Print word for word the first line of the listing below and every line after it, through the line with "width=449] (con) at". Leave out the pictures and the rest.

************

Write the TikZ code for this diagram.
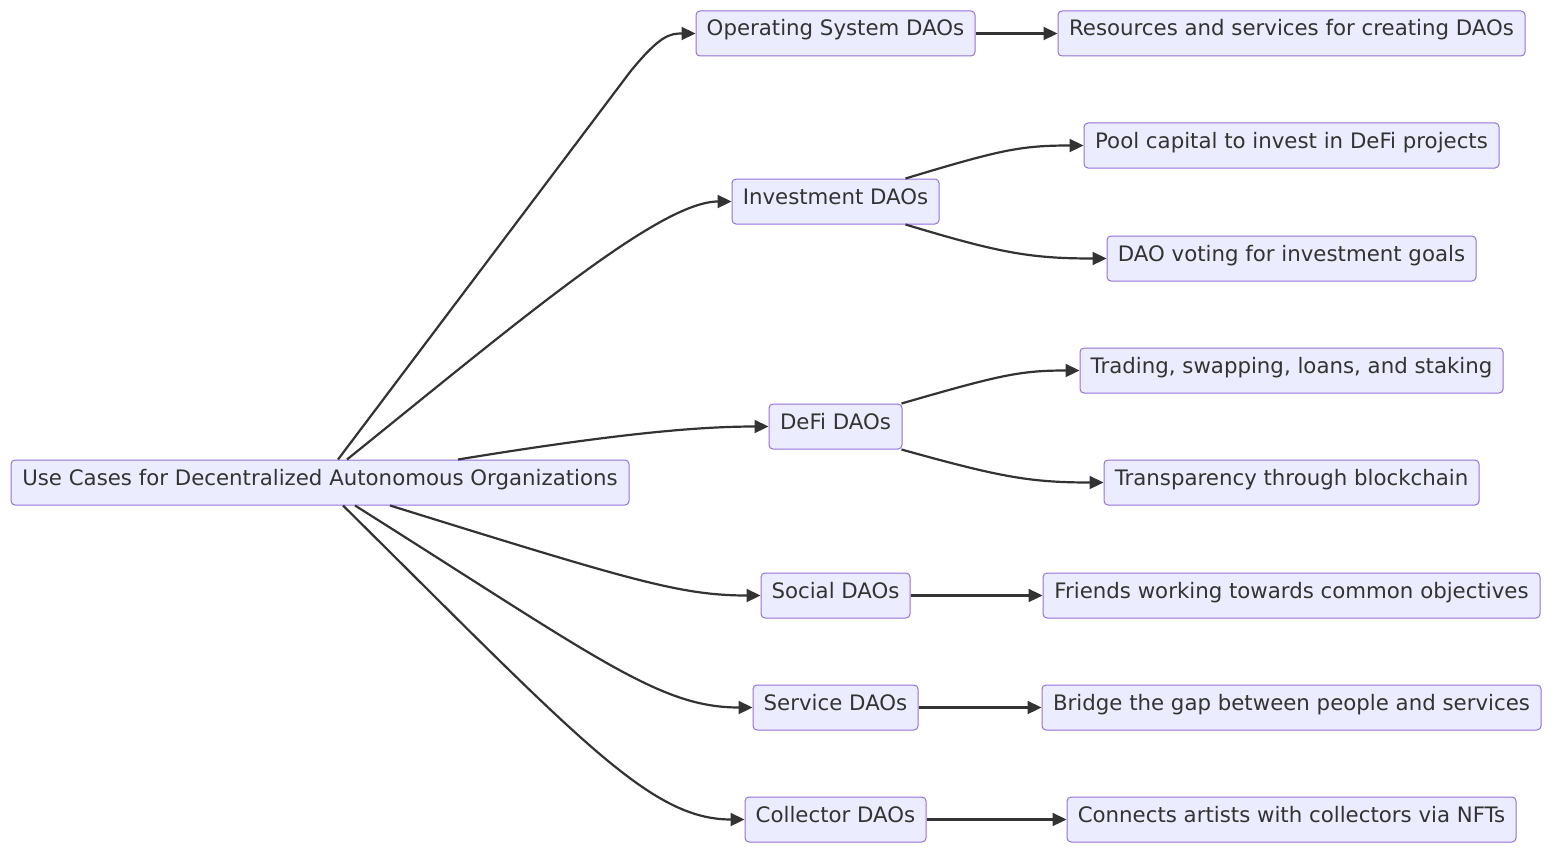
\documentclass[tikz,border=0pt]{standalone}
\usepackage{fontspec}
\setmainfont{DejaVu Sans}
\usetikzlibrary{arrows.meta}
\definecolor{nfill}{HTML}{ECECFF}
\definecolor{nstroke}{HTML}{9370DB}
\definecolor{ink}{HTML}{333333}
\begin{document}
\begin{tikzpicture}[x=1pt,y=-1pt,
  box/.style={draw=nstroke,fill=nfill,rounded corners=4,line width=1,text=ink,inner sep=0,minimum height=45,text depth=0.25em,text height=0.75em,font=\fontsize{21.3}{24}\selectfont},
  arr/.style={draw=ink,line width=2.2,-{Triangle[length=14,width=13]}}]
\useasboundingbox (0,0) rectangle (1568,864);
\node[box,minimum width=618] (root) at (320,482.5) {Use Cases for Decentralized Autonomous Organizations};
\node[box,minimum width=279] (os) at (835.5,33.5) {Operating System DAOs};
\node[box,minimum width=207] (inv) at (835.5,201.5) {Investment DAOs};
\node[box,minimum width=133] (defi) at (835.5,426.5) {DeFi DAOs};
\node[box,minimum width=149] (soc) at (835.5,595.5) {Social DAOs};
\node[box,minimum width=165] (ser) at (835.5,707.5) {Service DAOs};
\node[box,minimum width=181] (col) at (835.5,819.5) {Collector DAOs};
\node[box,minimum width=467] (res) at (1291.5,33.5) {Resources and services for creating DAOs};
\node[box,minimum width=415] (pool) at (1291.5,145.5) {Pool capital to invest in DeFi projects};
\node[box,minimum width=369] (vote) at (1291.5,258.5) {DAO voting for investment goals};
\node[box,minimum width=423] (trad) at (1291.5,370.5) {Trading, swapping, loans, and staking};
\node[box,minimum width=375] (tran) at (1291.5,482.5) {Transparency through blockchain};
\node[box,minimum width=497] (fri) at (1291.5,595.5) {Friends working towards common objectives};
\node[box,minimum width=499] (bri) at (1291.5,707.5) {Bridge the gap between people and services};
\node[box,minimum width=449] (con) at (1291.5,819.5) {Connects artists with collectors via NFTs};

\draw[arr] ([xshift=18]root.north) -- (630,72) .. controls (660,35) and (670,33.5) .. (os.west);
\draw[arr] ([xshift=27]root.north) .. controls (520,320) and (660,201.5) .. (inv.west);
\draw[arr] ([xshift=138]root.north) .. controls (620,433) and (700,426.5) .. (defi.west);
\draw[arr] ([xshift=70]root.south) .. controls (630,580) and (680,595.5) .. (soc.west);
\draw[arr] ([xshift=35]root.south) .. controls (600,660) and (660,707.5) .. (ser.west);
\draw[arr] ([xshift=23]root.south) .. controls (580,740) and (650,819.5) .. (col.west);
\draw[arr] (os) -- (res);
\draw[arr] ([xshift=70]inv.north) .. controls (1000,150) and (1020,145.5) .. (pool.west);
\draw[arr] ([xshift=70]inv.south) .. controls (1000,253) and (1030,258.5) .. (vote.west);
\draw[arr] ([xshift=66]defi.north) .. controls (1000,375) and (1020,370.5) .. (trad.west);
\draw[arr] ([xshift=66]defi.south) .. controls (1000,477) and (1030,482.5) .. (tran.west);
\draw[arr] (soc) -- (fri);
\draw[arr] (ser) -- (bri);
\draw[arr] (col) -- (con);
\end{tikzpicture}
\end{document}
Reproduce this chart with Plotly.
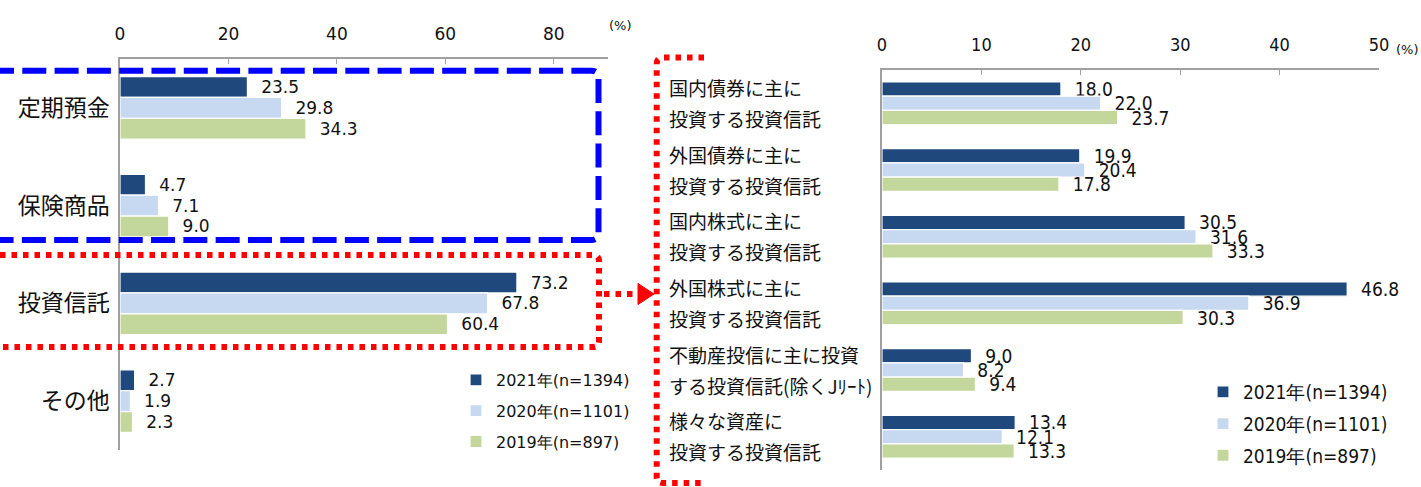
import plotly.graph_objects as go

# ---------------- data ----------------
left_categories = ["定期預金", "保険商品", "投資信託", "その他"]
left_2021 = [23.5, 4.7, 73.2, 2.7]
left_2020 = [29.8, 7.1, 67.8, 1.9]
left_2019 = [34.3, 9.0, 60.4, 2.3]

right_categories = [
    "国内債券に主に<br>投資する投資信託",
    "外国債券に主に<br>投資する投資信託",
    "国内株式に主に<br>投資する投資信託",
    "外国株式に主に<br>投資する投資信託",
    "不動産投信に主に投資<br>する投資信託(除くJﾘｰﾄ)",
    "様々な資産に<br>投資する投資信託",
]
right_2021 = [18.0, 19.9, 30.5, 46.8, 9.0, 13.4]
right_2020 = [22.0, 20.4, 31.6, 36.9, 8.2, 12.1]
right_2019 = [23.7, 17.8, 33.3, 30.3, 9.4, 13.3]

series_names = ["2021年(n=1394)", "2020年(n=1101)", "2019年(n=897)"]
colors = ["#1F497D", "#C6D9F1", "#C3D69B"]

W, H = 1421, 487
def px(x):
    return x / W
def py(y):
    return 1 - y / H

NUM_FONT = "DejaVu Sans"
NUM_FONT_C = "DejaVu Sans Condensed, DejaVu Sans"
JP_FONT = "Noto Sans CJK JP"

fig = go.Figure()

left_vals = [left_2021, left_2020, left_2019]
right_vals = [right_2021, right_2020, right_2019]

for i in range(3):
    fig.add_trace(go.Bar(
        y=left_categories, x=left_vals[i], orientation="h",
        name=series_names[i], marker=dict(color=colors[i], line=dict(color="white", width=1.2)),
        text=left_vals[i], texttemplate="\u00a0\u00a0%{x:.1f}", textposition="outside",
        constraintext="none", cliponaxis=False,
        textfont=dict(family=NUM_FONT, size=17, color="#111"),
        xaxis="x", yaxis="y", legend="legend", legendgroup="L%d" % i,
        hoverinfo="skip",
    ))

for i in range(3):
    fig.add_trace(go.Bar(
        y=right_categories, x=right_vals[i], orientation="h",
        name=series_names[i], marker=dict(color=colors[i], line=dict(color="white", width=1.2)),
        text=right_vals[i], texttemplate="\u00a0\u00a0%{x:.1f}", textposition="outside",
        constraintext="none", cliponaxis=False,
        textfont=dict(family=NUM_FONT_C, size=19, color="#111"),
        xaxis="x2", yaxis="y2", legend="legend2", legendgroup="R%d" % i,
        hoverinfo="skip",
    ))

axis_common = dict(showline=True, linecolor="#A0A0A0", linewidth=1.5, showgrid=False,
                   zeroline=False, automargin=False, fixedrange=True)

fig.update_layout(
    width=W, height=H,
    margin=dict(l=0, r=0, t=0, b=0),
    paper_bgcolor="white", plot_bgcolor="white",
    barmode="group", bargap=0.36, bargroupgap=0,
    xaxis=dict(domain=[px(120), px(608)], range=[0, 90], side="top", anchor="y",
               tickvals=[0, 20, 40, 60, 80], ticks="inside", ticklen=5, tickcolor="#A0A0A0",
               tickfont=dict(family=NUM_FONT, size=17, color="#111"), ticklabelstandoff=10,
               **axis_common),
    yaxis=dict(domain=[py(450), py(59)], anchor="x", autorange="reversed",
               ticks="", tickfont=dict(family=JP_FONT, size=23, color="#111"),
               ticklabelstandoff=4, **axis_common),
    xaxis2=dict(domain=[px(882), px(1379)], range=[0, 50], side="top", anchor="y2",
                tickvals=[0, 10, 20, 30, 40, 50], ticks="inside", ticklen=5, tickcolor="#A0A0A0",
                tickfont=dict(family=NUM_FONT_C, size=18, color="#111"), ticklabelstandoff=10,
                **axis_common),
    yaxis2=dict(domain=[py(470), py(70)], anchor="x2", autorange="reversed",
                ticks="", showticklabels=False, **axis_common),
    legend=dict(x=px(456), y=py(363), xanchor="left", yanchor="top",
                font=dict(family=NUM_FONT, size=16, color="#111"),
                tracegroupgap=7, bgcolor="rgba(0,0,0,0)", itemclick=False, itemdoubleclick=False),
    legend2=dict(x=px(1203), y=py(373), xanchor="left", yanchor="top",
                 font=dict(family=NUM_FONT_C, size=19, color="#111"),
                 tracegroupgap=4, bgcolor="rgba(0,0,0,0)", itemclick=False, itemdoubleclick=False),
    showlegend=True,
)

annotations = [
    dict(text="(%)", x=px(620), y=py(16), xref="paper", yref="paper", showarrow=False,
         font=dict(family=NUM_FONT, size=13, color="#111")),
    dict(text="(%)", x=px(1421), y=py(40), xref="paper", yref="paper", showarrow=False,
         xanchor="right", font=dict(family=NUM_FONT, size=13, color="#111")),
]
for cat in right_categories:
    lines = cat.split("<br>")
    for j, line in enumerate(lines):
        annotations.append(dict(
            text=line, x=px(667), y=cat, xref="paper", yref="y2", xanchor="left",
            yanchor="middle", yshift=16 if j == 0 else -15, showarrow=False,
            font=dict(family=JP_FONT, size=19, color="#111")))
fig.update_layout(annotations=annotations)

def P(x, y):
    return "%.5f,%.5f" % (px(x), py(y))

shapes = []
# blue dashed box
blue_path = ("M " + P(-10, 70.7) + " L " + P(591, 70.7) + " Q " + P(598.5, 70.7) + " " + P(598.5, 78)
             + " L " + P(598.5, 233) + " Q " + P(598.5, 240) + " " + P(591, 240) + " L " + P(-10, 240))
shapes.append(dict(type="path", path=blue_path, xref="paper", yref="paper",
                   line=dict(color="#0000FF", width=6, dash="24px,8.3px")))
# red dotted box
red_path = ("M " + P(0, 255) + " L " + P(593, 255) + " Q " + P(599, 255) + " " + P(599, 261)
            + " L " + P(599, 341) + " Q " + P(599, 347) + " " + P(593, 347) + " L " + P(0, 347))
shapes.append(dict(type="path", path=red_path, xref="paper", yref="paper",
                   line=dict(color="#FF0000", width=6, dash="5.5px,6px")))
# red dotted arrow
shapes.append(dict(type="path", path="M " + P(604, 294) + " L " + P(640, 294), xref="paper", yref="paper",
                   line=dict(color="#FF0000", width=6, dash="5.5px,6px")))
shapes.append(dict(type="path", path="M " + P(638, 283.5) + " L " + P(654, 294) + " L " + P(638, 304.5) + " Z",
                   xref="paper", yref="paper", fillcolor="#FF0000", line=dict(color="#FF0000", width=1)))
# red dotted bracket on the right
bracket = ("M " + P(704, 57.5) + " L " + P(663, 57.5) + " Q " + P(656.7, 57.5) + " " + P(656.7, 64)
           + " L " + P(656.7, 477) + " Q " + P(656.7, 483) + " " + P(663, 483) + " L " + P(704, 483))
shapes.append(dict(type="path", path=bracket, xref="paper", yref="paper",
                   line=dict(color="#FF0000", width=6, dash="5.5px,6px")))
fig.update_layout(shapes=shapes)

fig.write_html("out.html", config={"displayModeBar": False},
               post_script="document.body.style.margin='0';document.body.style.overflow='hidden';")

************

[Worked solution]
Write the TikZ code for this diagram.
\documentclass[tikz,border=0pt]{standalone}
\usepackage{fontspec}
\setmainfont{DejaVu Sans}
\usetikzlibrary{arrows.meta}
\definecolor{nfill}{HTML}{ECECFF}
\definecolor{nstroke}{HTML}{9370DB}
\definecolor{ink}{HTML}{333333}
\begin{document}
\begin{tikzpicture}[x=1pt,y=-1pt,
  box/.style={draw=nstroke,fill=nfill,rounded corners=4,line width=1,text=ink,inner sep=0,minimum height=45,text depth=0.25em,text height=0.75em,font=\fontsize{21.3}{24}\selectfont},
  arr/.style={draw=ink,line width=2.2,-{Triangle[length=14,width=13]}}]
\useasboundingbox (0,0) rectangle (1568,864);
\node[box,minimum width=618] (root) at (320,482.5) {Use Cases for Decentralized Autonomous Organizations};
\node[box,minimum width=279] (os) at (835.5,33.5) {Operating System DAOs};
\node[box,minimum width=207] (inv) at (835.5,201.5) {Investment DAOs};
\node[box,minimum width=133] (defi) at (835.5,426.5) {DeFi DAOs};
\node[box,minimum width=149] (soc) at (835.5,595.5) {Social DAOs};
\node[box,minimum width=165] (ser) at (835.5,707.5) {Service DAOs};
\node[box,minimum width=181] (col) at (835.5,819.5) {Collector DAOs};
\node[box,minimum width=467] (res) at (1291.5,33.5) {Resources and services for creating DAOs};
\node[box,minimum width=415] (pool) at (1291.5,145.5) {Pool capital to invest in DeFi projects};
\node[box,minimum width=369] (vote) at (1291.5,258.5) {DAO voting for investment goals};
\node[box,minimum width=423] (trad) at (1291.5,370.5) {Trading, swapping, loans, and staking};
\node[box,minimum width=375] (tran) at (1291.5,482.5) {Transparency through blockchain};
\node[box,minimum width=497] (fri) at (1291.5,595.5) {Friends working towards common objectives};
\node[box,minimum width=499] (bri) at (1291.5,707.5) {Bridge the gap between people and services};
\node[box,minimum width=449] (con) at (1291.5,819.5) {Connects artists with collectors via NFTs};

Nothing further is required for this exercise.